2 min read

Optimising Yourself Should Not Be A Leisure Activity!

Thirteen things this Thursday that I have read, watched, listened to or otherwise found noteworthy.

The most popular link last time was this anti cosmetic surgery essay, with this piece about how to include kids at gatherin gs without centering them second.


  1. Rachel Cooke, a wonderful journalist who I got to edit occasionally when I worked at the New Statesman, died last week at the wildly young age of 56. This tribute from one of her colleagues at the Observer does a good job of capturing the breadth and depth of her talents.
  2. This — Alive Internet Theory — is the closest thing to a browser-based art installation that I've yet experienced. It describes itself as a "séance with the living internet" and uses the Internet Archive to create a dynamic collage of everything that has happened online since the beginning. It's quite a sensory experience to let it just play in front of you. And if anything catches your eye, you can click on it and be taken to the original webpage.
  3. I must confess, I have not actually listened to the album that this interview is intended to promote.

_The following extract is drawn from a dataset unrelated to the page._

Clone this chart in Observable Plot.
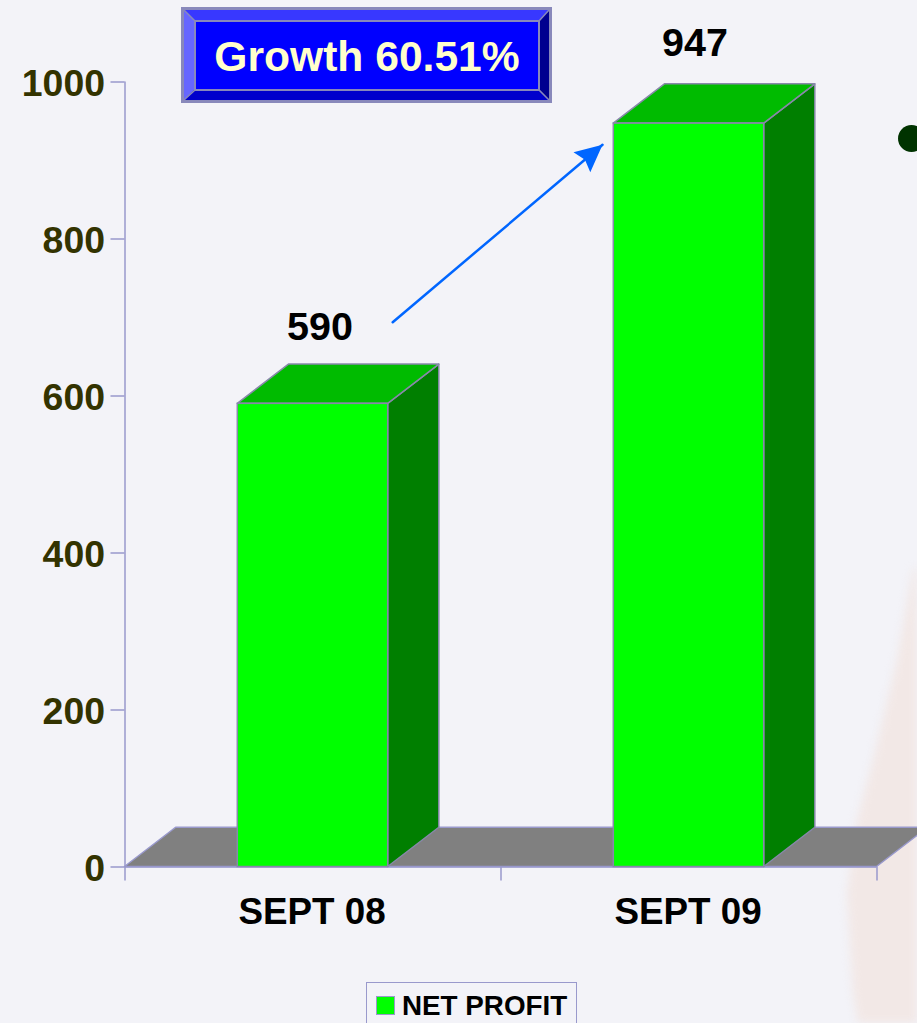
<!DOCTYPE html>
<html>
<head>
<meta charset="utf-8">
<script src="https://cdn.jsdelivr.net/npm/d3@7"></script>
<script src="https://cdn.jsdelivr.net/npm/@observablehq/plot@0.6"></script>
<style>
html,body{margin:0;padding:0;width:917px;height:1023px;overflow:hidden;background:#f3f3f8;font-family:"Liberation Sans",Arial,sans-serif}
#wash{position:absolute;left:0;top:0;width:917px;height:1023px;filter:blur(4px);overflow:hidden}
#wash div{position:absolute;inset:0;background:#f2e8e6;clip-path:polygon(925px 560px,913px 570px,897px 660px,873px 760px,857px 820px,847px 893px,853px 993px,860px 1035px,925px 1035px)}
#chart{position:absolute;left:0;top:0}
#chart svg{display:block;overflow:visible}
#bullet{position:absolute;left:898px;top:125px;width:27px;height:27px;border-radius:50%;background:#003300}
#badge{position:absolute;left:181px;top:7px}
#legend{position:absolute;left:366px;top:982px;width:209px;height:60px;border:1px solid #9999cc;box-sizing:content-box}
#legend i{position:absolute;left:9px;top:13px;width:17px;height:17px;background:#00ff00;border:1px solid #9999cc}
#legend span{position:absolute;left:35px;top:6px;font-weight:bold;font-size:27.8px;line-height:33px;color:#000;white-space:nowrap}
</style>
</head>
<body>
<div id="wash"><div></div></div>
<div id="bullet"></div>
<div id="chart"></div>
<svg id="badge" width="371" height="96" viewBox="0 0 371 96">
  <rect x="1.5" y="1.5" width="368" height="93" fill="#8888bb"/>
  <polygon points="3,3 368,3 358,14 14,14" fill="#3838ff"/>
  <polygon points="3,3 14,14 14,82 3,93" fill="#6666ff"/>
  <polygon points="368,3 368,93 358,82 358,14" fill="#00008f"/>
  <polygon points="3,93 14,82 358,82 368,93" fill="#0000cc"/>
  <rect x="14" y="14" width="344" height="69" fill="#0000ff" stroke="#8888bb" stroke-width="2"/>
  <path d="M3 3L14 14M368 3L358 14M3 93L14 83M368 93L358 83" stroke="#8888bb" stroke-width="1.5"/>
  <rect x="1.5" y="1.5" width="368" height="93" fill="none" stroke="#8888bb" stroke-width="3"/>
  <text x="186" y="64" text-anchor="middle" font-family="Liberation Sans, Arial, sans-serif" font-weight="bold" font-size="42.6" fill="#ffffcc">Growth 60.51%</text>
</svg>
<div id="legend"><i></i><span>NET PROFIT</span></div>
<script>
const categories = ["SEPT 08", "SEPT 09"];
const netProfit = [590, 947];
const centers = [0.5, 1.5];
const yTicks = [0, 200, 400, 600, 800, 1000];
const xTicks = [0, 1, 2];
const arrowFrom = {x: 0.712, value: 694};
const arrowTo = {x: 1.27, value: 920};

const barHalf = 0.2, depthX = 0.136, depthY = 50;
const bars = categories.map((category, i) => ({
  category, value: netProfit[i],
  left: centers[i] - barHalf, right: centers[i] + barHalf
}));
const sideFaces = bars.flatMap(b => [
  {category: b.category, x: b.right, y1: 0, y2: b.value},
  {category: b.category, x: b.right + depthX, y1: depthY, y2: b.value + depthY}
]);
const topFaces = bars.flatMap(b => [
  {category: b.category, x1: b.left, x2: b.right, y: b.value},
  {category: b.category, x1: b.left + depthX, x2: b.right + depthX, y: b.value + depthY}
]);
const floor = [
  {x1: 0, x2: 2, y: 0},
  {x1: depthX, x2: 2 + depthX, y: depthY}
];
const axisColor = "#9999cc", edge = "#8888aa";
const labelFont = {fontFamily: "Liberation Sans, Arial, sans-serif", fontWeight: "bold"};

const arrowHead = (color) => {
  const m = d3.create("svg:marker")
    .attr("viewBox", "-29 -15 31 30")
    .attr("markerWidth", 31).attr("markerHeight", 30)
    .attr("markerUnits", "userSpaceOnUse")
    .attr("orient", "auto");
  m.append("path").attr("d", "M0 0L-27 -13L-23 0L-27 13Z").attr("fill", color).attr("stroke", "none");
  return m.node();
};

const plot = Plot.plot({
  width: 917, height: 975,
  marginLeft: 124.5, marginRight: 40.5, marginTop: 81.5, marginBottom: 108.5,
  x: {type: "linear", domain: [0, 2], axis: null},
  y: {type: "linear", domain: [0, 1000], axis: null},
  style: {background: "transparent", overflow: "visible"},
  marks: [
    Plot.area(floor, {x1: "x1", x2: "x2", y1: "y", y2: "y", fill: "#808080", stroke: axisColor, strokeWidth: 1.5, curve: "linear"}),
    Plot.ruleX([0], {y1: 0, y2: 1000, stroke: axisColor, strokeWidth: 1.5}),
    Plot.ruleY(yTicks, {y: d => d, x1: 0, x2: 0, insetLeft: -14, stroke: axisColor, strokeWidth: 1.5}),
    Plot.ruleY([0], {x1: 0, x2: 2, stroke: axisColor, strokeWidth: 1.5}),
    Plot.ruleX(xTicks, {x: d => d, y1: 0, y2: 0, insetBottom: -14, stroke: axisColor, strokeWidth: 1.5}),
    Plot.area(sideFaces, {x1: "x", x2: "x", y1: "y1", y2: "y2", z: "category", fill: "#007f00", stroke: edge, strokeWidth: 1.5, curve: "linear"}),
    Plot.area(topFaces, {x1: "x1", x2: "x2", y1: "y", y2: "y", z: "category", fill: "#00bb00", stroke: edge, strokeWidth: 1.5, curve: "linear"}),
    Plot.rect(bars, {x1: "left", x2: "right", y1: 0, y2: "value", fill: "#00ff00", stroke: edge, strokeWidth: 1.5}),
    Plot.text(yTicks, {x: 0, y: d => d, text: d => String(d), textAnchor: "end", dx: -20, dy: 2, fontSize: 37.4, fill: "#333300", ...labelFont}),
    Plot.text(bars, {x: d => (d.left + d.right) / 2, y: 0, text: "category", dx: -1, dy: 45, fontSize: 36.8, fill: "#000", ...labelFont}),
    Plot.text(bars.slice(0, 1), {x: d => (d.left + d.right) / 2, y: "value", text: d => String(d.value), dx: 7, dy: -76, fontSize: 39.5, fill: "#000", ...labelFont}),
    Plot.text(bars.slice(1), {x: d => (d.left + d.right) / 2, y: "value", text: d => String(d.value), dx: 6, dy: -80, fontSize: 39.5, fill: "#000", ...labelFont}),
    Plot.line([arrowFrom, arrowTo], {x: "x", y: "value", stroke: "#0066ff", strokeWidth: 2.5, markerEnd: arrowHead, curve: "linear"})
  ]
});
document.getElementById("chart").append(plot);
</script>
</body>
</html>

But I liked hearing these two solo musicians (Finneas and Ashe) discuss why they decided to form a band and make a mostly-analogue record even though it wasn't the commercially savvy thing to do.
  1. There needs to be a Pixar short about this newly-discovered type of deep sea snailfish immediately.
  2. Naomi Alderman has a few words of sanity about AI-proofing your working life. Focus on honing the skills of discernment, research and perseverance, and absolutely "do not let the AI do the work for you before you have learned how to do it yourself".
  3. Productivity Videos Are The Bane Of Productivity, because while we're watching people on YouTube showing us how to be more efficient, we're not being efficient at all. Optimising yourself should not be a leisure activity!
  4. This piece made me weirdly jealous of Dua Lipa, but not in the way you might think.
  1. Molly Young is keeping a running treasury of really good book dedications. The one above is from Epitaph of a Small Winner by Machado de Assis, sent in by Tim Berge.
  2. The man who made that incredible marble musical instrument a decade or so ago seems to be having a slow-motion nervous breakdown while trying to top it? (Thanks to Uri for this link.)
  3. The writer Susan Orlean is a style icon of mine. Here she is explaining how she packed for a 25-city book tour.
  4. If you watch Toy Story today, it looks different to how it did when first released in 1995. This is — broadly — because it was made during a time of transition in animation. Computers were smart enough to make this kind of film but not smart or widespread enough to screen it in cinemas. So it was printed down on to standard 35mm film for theatre and home release. Then, later, they did a digital transfer and that's the version you can stream today. Fascinating to think that our instinctive "films looked better when I was a child" reaction might actually be rooted in fact rather than nostalgia.
  5. We once loved pigeons.
  6. Reportage from Thessaloniki, supposedly a "city that forgot itself".